Mintz expressed frustration that neither the provincial government nor Montreal is ensuring that the next step—public consultations—will take place soon.

“This $40 million bridge represents only about 1% of the total cost of the $4 billion Turcot reconstruction. It is also essentially the only part of this mega-project that is for cyclists and pedestrians, but in 2010, it was the first part of the Turcot to be cut.”

Mintz also suggests that the Dalle-Parc is symptomatic of a larger problem; the MTQ has no target for how much of its overall budget is allocated for active transport. “Amazingly, the MTQ does not even seem to be keeping track of what it is spending on active transport. But from what we can determine, that number is well under 1% of its budget across Quebec.”

“Quebec gives lip service to encouraging walking or riding bicycles, but is simply not spending on the necessary infrastructure for this to ever happen,” she lamented. Still, Mintz said she is encouraged that an announcement on the Dalle-Parc project will be made soon as reported by Global News.

While the Liberals have now said they are in favour of the Dalle-Parc, Gonzalez wants other Quebec political parties to commit to the plan.

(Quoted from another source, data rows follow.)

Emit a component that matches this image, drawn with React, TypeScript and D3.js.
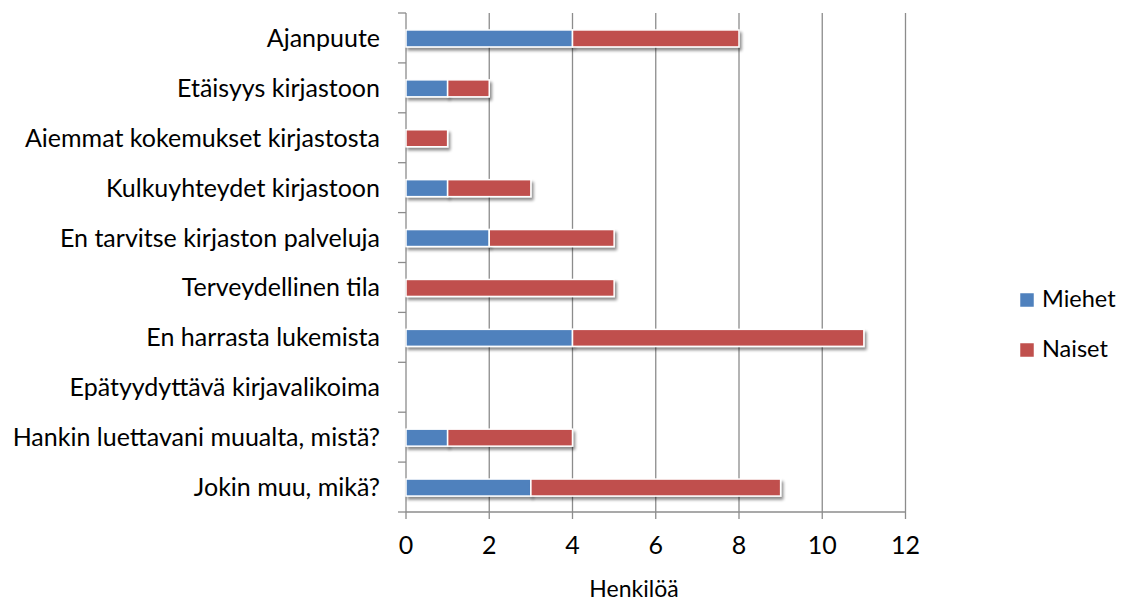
import React from "react";
import * as d3 from "d3";

const categories = [
  "Ajanpuute",
  "Etäisyys kirjastoon",
  "Aiemmat kokemukset kirjastosta",
  "Kulkuyhteydet kirjastoon",
  "En tarvitse kirjaston palveluja",
  "Terveydellinen tila",
  "En harrasta lukemista",
  "Epätyydyttävä kirjavalikoima",
  "Hankin luettavani muualta, mistä?",
  "Jokin muu, mikä?",
];
const miehet = [4, 1, 0, 1, 2, 0, 4, 0, 1, 3];
const naiset = [4, 1, 1, 2, 3, 5, 7, 0, 3, 6];
const xTicks = [0, 2, 4, 6, 8, 10, 12];
const seriesNames = ["Miehet", "Naiset"];
const colors = ["#4F81BD", "#C0504D"];
const axisTitle = "Henkilöä";

const W = 1130;
const H = 601;
const left = 406;
const right = 905.5;
const top = 13;
const bottom = 512;
const FONT = "Lato, 'Noto Sans', sans-serif";

export default function App() {
  const x = d3.scaleLinear().domain([0, 12]).range([left, right]);
  const y = d3.scaleBand<string>().domain(categories).range([top, bottom]);
  const barH = 17;
  const grid = "#8c8c8c";

  const stacked = d3.stack<number>().keys(["0", "1"]).value((i, k) =>
    k === "0" ? miehet[i] : naiset[i]
  )(categories.map((_, i) => i));

  return (
    <svg
      width={W}
      height={H}
      style={{ position: "absolute", left: 0, top: 0, background: "#fff" }}
    >
      <defs>
        <filter id="sh" x="-10%" y="-50%" width="130%" height="250%">
          <feGaussianBlur in="SourceAlpha" stdDeviation="1.8" />
          <feOffset dx="1.5" dy="2.5" result="b" />
          <feComponentTransfer>
            <feFuncA type="linear" slope="0.45" />
          </feComponentTransfer>
          <feMerge>
            <feMergeNode />
            <feMergeNode in="SourceGraphic" />
          </feMerge>
        </filter>
      </defs>
      {xTicks.map((t) => (
        <line
          key={"g" + t}
          x1={x(t)}
          x2={x(t)}
          y1={top}
          y2={bottom + 7}
          stroke={grid}
          strokeWidth={1.3}
        />
      ))}
      <line x1={left} x2={right} y1={bottom} y2={bottom} stroke={grid} strokeWidth={1.3} />
      {d3.range(categories.length + 1).map((i) => {
        const yy = top + i * y.step();
        return (
          <line key={"yt" + i} x1={left - 8} x2={left} y1={yy} y2={yy} stroke={grid} strokeWidth={1.3} />
        );
      })}
      {stacked.map((s, si) =>
        s.map((d, i) => {
          const w = x(d[1]) - x(d[0]);
          if (w <= 0) return null;
          const cy = (y(categories[i]) as number) + y.bandwidth() / 2 + 0.5;
          return (
            <rect
              key={si + "-" + i}
              x={x(d[0])}
              y={cy - barH / 2}
              width={w}
              height={barH}
              fill={colors[si]}
              stroke="#fff"
              strokeWidth={1.5}
              filter="url(#sh)"
            />
          );
        })
      )}
      {categories.map((c) => (
        <text
          key={c}
          x={380}
          y={(y(c) as number) + y.bandwidth() / 2 + 9}
          textAnchor="end"
          fontFamily={FONT}
          fontSize={25}
          fill="#000"
        >
          {c}
        </text>
      ))}
      {xTicks.map((t) => (
        <text
          key={"xl" + t}
          x={x(t)}
          y={554}
          textAnchor="middle"
          fontFamily={FONT}
          fontSize={25}
          fill="#000"
        >
          {t}
        </text>
      ))}
      <text x={634} y={597} textAnchor="middle" fontFamily={FONT} fontSize={23} fill="#000">
        {axisTitle}
      </text>
      {seriesNames.map((n, i) => (
        <g key={n}>
          <rect
            x={1020}
            y={293 + i * 50}
            width={14}
            height={14}
            fill={colors[i]}
            stroke="#fff"
            strokeWidth={0.5}
          />
          <text x={1042} y={307 + i * 50} fontFamily={FONT} fontSize={23.5} fill="#000">
            {n}
          </text>
        </g>
      ))}
    </svg>
  );
}
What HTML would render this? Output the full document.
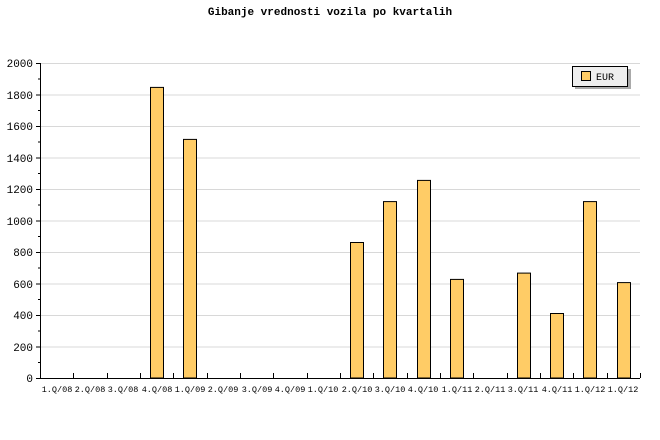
<!DOCTYPE html>
<html><head><style>body{margin:0;background:#fff}svg{display:block}</style></head><body>
<svg width="660" height="440" xmlns="http://www.w3.org/2000/svg" font-family="Liberation Mono, monospace">
<rect width="660" height="440" fill="#fff"/>
<text x="330" y="15" text-anchor="middle" font-size="11" font-weight="bold">Gibanje vrednosti vozila po kvartalih</text>
<g stroke="#d8d8d8" stroke-width="1">
<line x1="41" x2="640" y1="63.5" y2="63.5"/><line x1="41" x2="640" y1="95" y2="95"/><line x1="41" x2="640" y1="126.5" y2="126.5"/><line x1="41" x2="640" y1="158" y2="158"/><line x1="41" x2="640" y1="189.5" y2="189.5"/><line x1="41" x2="640" y1="221" y2="221"/><line x1="41" x2="640" y1="252.5" y2="252.5"/><line x1="41" x2="640" y1="284" y2="284"/><line x1="41" x2="640" y1="315.5" y2="315.5"/><line x1="41" x2="640" y1="347" y2="347"/>
</g>
<g fill="#ffcc66" stroke="#000" stroke-width="1">
<rect x="150.5" y="87.4" width="13" height="290.6"/>
<rect x="183.5" y="139.4" width="13" height="238.6"/>
<rect x="350.5" y="242.5" width="13" height="135.5"/>
<rect x="383.5" y="201.6" width="13" height="176.4"/>
<rect x="417.5" y="180.4" width="13" height="197.6"/>
<rect x="450.5" y="279.4" width="13" height="98.6"/>
<rect x="517.5" y="273.1" width="13" height="104.9"/>
<rect x="550.5" y="313.5" width="13" height="64.5"/>
<rect x="583.5" y="201.6" width="13" height="176.4"/>
<rect x="617.5" y="282.6" width="13" height="95.4"/>
</g>
<g stroke="#000" stroke-width="1">
<line x1="40.5" x2="40.5" y1="63" y2="378"/>
<line x1="40" x2="640" y1="378.5" y2="378.5"/>
<path d="M36 63.5h5M36 95h5M36 126.5h5M36 158h5M36 189.5h5M36 221h5M36 252.5h5M36 284h5M36 315.5h5M36 347h5M36 378.5h5"/>
<path d="M38 79h3M38 110.5h3M38 142h3M38 173.5h3M38 205h3M38 236.5h3M38 268h3M38 299.5h3M38 331h3M38 362.5h3"/>
<path d="M73.5 373v5M107.5 373v5M140.5 373v5M173.5 373v5M207.5 373v5M240.5 373v5M273.5 373v5M307.5 373v5M340.5 373v5M373.5 373v5M407.5 373v5M440.5 373v5M473.5 373v5M507.5 373v5M540.5 373v5M573.5 373v5M607.5 373v5M640.5 373v5"/>
</g>
<g font-size="11" text-anchor="end">
<text x="33" y="67">2000</text><text x="33" y="99">1800</text><text x="33" y="130">1600</text><text x="33" y="162">1400</text><text x="33" y="193">1200</text><text x="33" y="225">1000</text><text x="33" y="256">800</text><text x="33" y="288">600</text><text x="33" y="319">400</text><text x="33" y="351">200</text><text x="33" y="382">0</text>
</g>
<g font-size="8.5" text-anchor="middle">
<text x="57" y="392">1.Q/08</text><text x="90" y="392">2.Q/08</text><text x="123" y="392">3.Q/08</text><text x="157" y="392">4.Q/08</text><text x="190" y="392">1.Q/09</text><text x="223" y="392">2.Q/09</text><text x="257" y="392">3.Q/09</text><text x="290" y="392">4.Q/09</text><text x="323" y="392">1.Q/10</text><text x="357" y="392">2.Q/10</text><text x="390" y="392">3.Q/10</text><text x="423" y="392">4.Q/10</text><text x="457" y="392">1.Q/11</text><text x="490" y="392">2.Q/11</text><text x="523" y="392">3.Q/11</text><text x="557" y="392">4.Q/11</text><text x="590" y="392">1.Q/12</text><text x="623" y="392">1.Q/12</text>
</g>
<rect x="575" y="69" width="56" height="20" fill="#aaa"/>
<rect x="572.5" y="66.5" width="55" height="20" fill="#eee" stroke="#000"/>
<rect x="581.5" y="71.5" width="9" height="9" fill="#ffcc66" stroke="#000"/>
<text x="596" y="80" font-size="10">EUR</text>
</svg>
</body></html>
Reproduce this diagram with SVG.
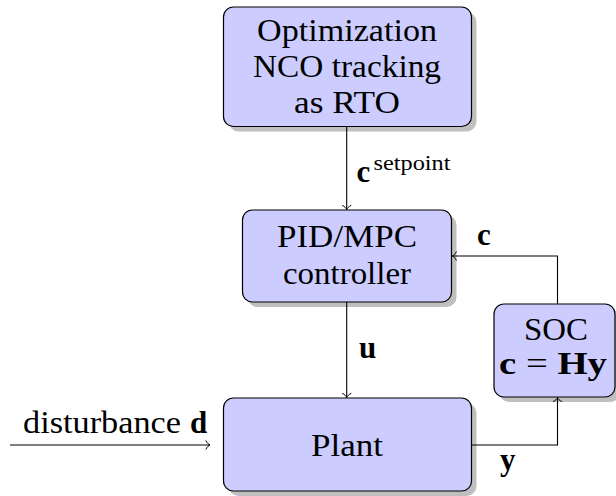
<svg xmlns="http://www.w3.org/2000/svg" width="616" height="496" viewBox="0 0 616 496">
  <style>
    .box { fill: #ccccff; stroke: #000; stroke-width: 1.2; }
    .shadow { fill: #bfbfbf; stroke: none; }
    text { font-family: 'Liberation Serif', 'Times New Roman', serif; font-size: 31px; fill: #000; }
    .mid { text-anchor: middle; }
    .b { font-weight: bold; }
    .sup { font-size: 21px; }
    .conn { fill: none; stroke: #000; stroke-width: 1.1; }
  </style>
  <defs>
    <marker id="to" markerUnits="userSpaceOnUse" markerWidth="12" markerHeight="12" viewBox="-6 -6 12 12" refX="0" refY="0" orient="auto">
      <path d="M -4 -4.2 C -3 -1.8 -1.2 -0.5 0 0 C -1.2 0.5 -3 1.8 -4 4.2" fill="none" stroke="#000" stroke-width="1" stroke-linecap="round"/>
    </marker>
  </defs>

  <g id="node-rto">
    <rect class="shadow" x="228.5" y="12" width="248" height="119.5" rx="10"/>
    <rect class="box" x="223.5" y="7" width="248" height="119.5" rx="10"/>
    <text class="mid" x="347" y="41" textLength="180" lengthAdjust="spacingAndGlyphs">Optimization</text>
    <text class="mid" x="347" y="77" textLength="188" lengthAdjust="spacingAndGlyphs">NCO tracking</text>
    <text class="mid" x="347" y="113" textLength="106" lengthAdjust="spacingAndGlyphs">as RTO</text>
  </g>

  <g id="node-controller">
    <rect class="shadow" x="247.5" y="215" width="209" height="92" rx="10"/>
    <rect class="box" x="242.5" y="210" width="209" height="92" rx="10"/>
    <text class="mid" x="347" y="247" textLength="140" lengthAdjust="spacingAndGlyphs">PID/MPC</text>
    <text class="mid" x="347" y="284" textLength="128" lengthAdjust="spacingAndGlyphs">controller</text>
  </g>

  <g id="node-plant">
    <rect class="shadow" x="228.5" y="403" width="248" height="93" rx="10"/>
    <rect class="box" x="223.5" y="398" width="248" height="93" rx="10"/>
    <text class="mid" x="347" y="456" textLength="72" lengthAdjust="spacingAndGlyphs">Plant</text>
  </g>

  <g id="node-soc">
    <rect class="shadow" x="499" y="309" width="121" height="93" rx="10"/>
    <rect class="box" x="494" y="304" width="121" height="93" rx="10"/>
    <text class="mid" x="556" y="340" textLength="64" lengthAdjust="spacingAndGlyphs">SOC</text>
    <text class="mid" x="553" y="374" textLength="108" lengthAdjust="spacingAndGlyphs"><tspan class="b">c</tspan> = <tspan class="b">Hy</tspan></text>
  </g>

  <g id="connectors">
    <path class="conn" d="M 346.7 126.5 L 346.7 209.5" marker-end="url(#to)"/>
    <path class="conn" d="M 346.7 302 L 346.7 397.5" marker-end="url(#to)"/>
    <path class="conn" d="M 557.5 304 L 557.5 256 L 452.3 256" marker-end="url(#to)"/>
    <path class="conn" d="M 471.5 445 L 557.5 445 L 557.5 397.5" marker-end="url(#to)"/>
    <path class="conn" d="M 10 445 L 210 445" marker-end="url(#to)"/>
  </g>

  <g id="labels">
    <text class="b" x="356.5" y="182">c</text>
    <text class="sup" x="373.5" y="169.5" textLength="77" lengthAdjust="spacingAndGlyphs">setpoint</text>
    <text class="b" x="477" y="245">c</text>
    <text class="b" x="359" y="358">u</text>
    <text class="b" x="500" y="470">y</text>
    <text x="23" y="433" textLength="158" lengthAdjust="spacingAndGlyphs">disturbance</text>
    <text class="b" x="190" y="433">d</text>
  </g>
</svg>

The Dalle-Parc bridge would begin near the intersection of St. Jacques Street and Cavendish Blvd in NDG, crossing over the new CN train tracks and the new Highway 20. From there, a bike and pedestrian path would link to the Lachine Canal bike path, less than 1km from St. Jacques Street.

An existing pedestrian bridge already crosses the Lachine canal here, near Irwin Street in the Southwest, providing easy access to Angrignon Park and metro station as well as to LaSalle. In French “Dalle” can mean “stepping stone” and that is what the name refers to. Currently, it is about an 8km bicycle ride from the bottom of Cavendish Blvd to Irwin Street, and cyclists must traverse some dangerous intersections to get there.